Back at Christmas time I met a squeaky wheel. She dragged us off to try out public exercise equipment at Waterlily Park in Ocean Shores in Byron Shire, NSW. Sue’s a member of Nimbin Advisory Group. She’s after community accessible fitness equipment for the town, with a passion that must have council staff shouting, ‘Don’t oil the squeaky wheel!’
Actually we were happy to give the fitness equipment a try, and get fried in the 38 degree heat (no shade). And I had to find out more about the learnings, the frustration and passion of a squeaky wheel.
What makes you so keen on this stuff Sue?
I have a sports background. I’m a phys ed teacher by training, and played Australian women’s hockey. Sport’s in my blood! I first came across public fitness equipment on a holiday in Turkey in Istanbul. A woman in head coverings was using it, and so were people in all sorts of costumes. One of the things that impressed me was that it was accompanied by signs describing what muscles were used on a particular piece of equipment.
In Australia I saw it in Darwin at Nightcliff Beach. Everyone was using it. I started asking people whether they liked it. Then I saw some on the Gold Coast.
You seem to know a lot about it all.
Yes, I started taking note of forms, shapes, companies that make equipment. The best equipment around is ‘Fit for Parks’. That’s why I called the project ‘Fit for Nimbin’. Think about it … it’s a great title – just like ‘Fit for the Future’! (NSW local government amalgamation # ed note: squeaky wheels are experts, and know lots about the local government context).
I was ready to apply for money for equipment for our community, to get a group together who could see the benefits. We all know that council doesn’t fund things without matching dollars. We raised funds locally, for example the Rainbow Power Company, gave money because they wanted their employees to be able to exercise at lunchtime. We got money from Clubs NSW.
So how are things moving along?
Well, we weren’t successful with the local council. Their sports and rec area is more oriented to traditional sports. Yet research shows what’s needed is this kind of thing, which individuals can make use of at any time.
I was told that the reason the equipment wasn’t funded was because public exercise equipment was not in the 10 year plan! Of course I read the 10 year plan. It turned out there’s nothing in the 10 year plan for Nimbin other than a plan to improve some flat land with picnic tables. There is nothing active in the 10 year plan.
Still on the hunt for funds I started looking for the NSW government body funding sports equipment for older citizens. Yes, there was something! But it had been closed.
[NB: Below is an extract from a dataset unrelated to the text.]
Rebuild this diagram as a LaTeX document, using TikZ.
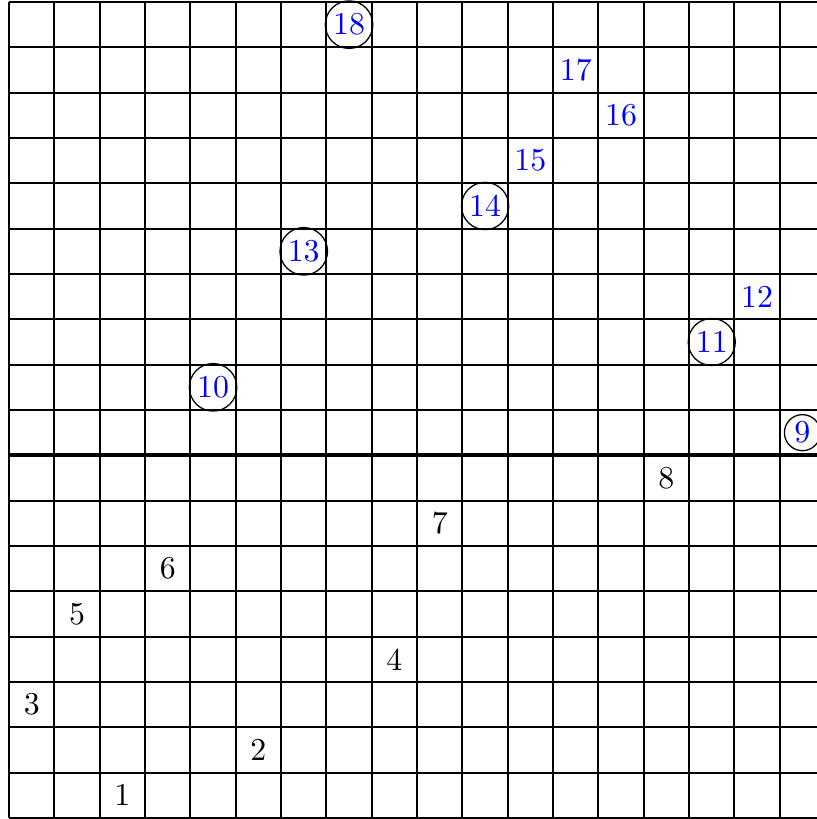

The officer wasn’t sure it’d happen again.
So what’s the next step?
I find Councillors are more receptive to initiatives that come from the community than council officers. In my view, the 10 year plan needs community based equipment on council land which is regularly mown, and not currently used for anything. Our group has located a suitable area to activate, near the kids playground and barbecue.
There are many like us who want to exercise in their own time, at their own level of fitness. Equipment like this, that explains uses and safety, gives people the chance to be responsible for their own movement. We’re going to get some for Nimbin
So … the squeaky wheel … In the words of my research report, ‘Work with expert citizen members to realise the benefits of what they have to offer’ (Bolitho, 2013, p18).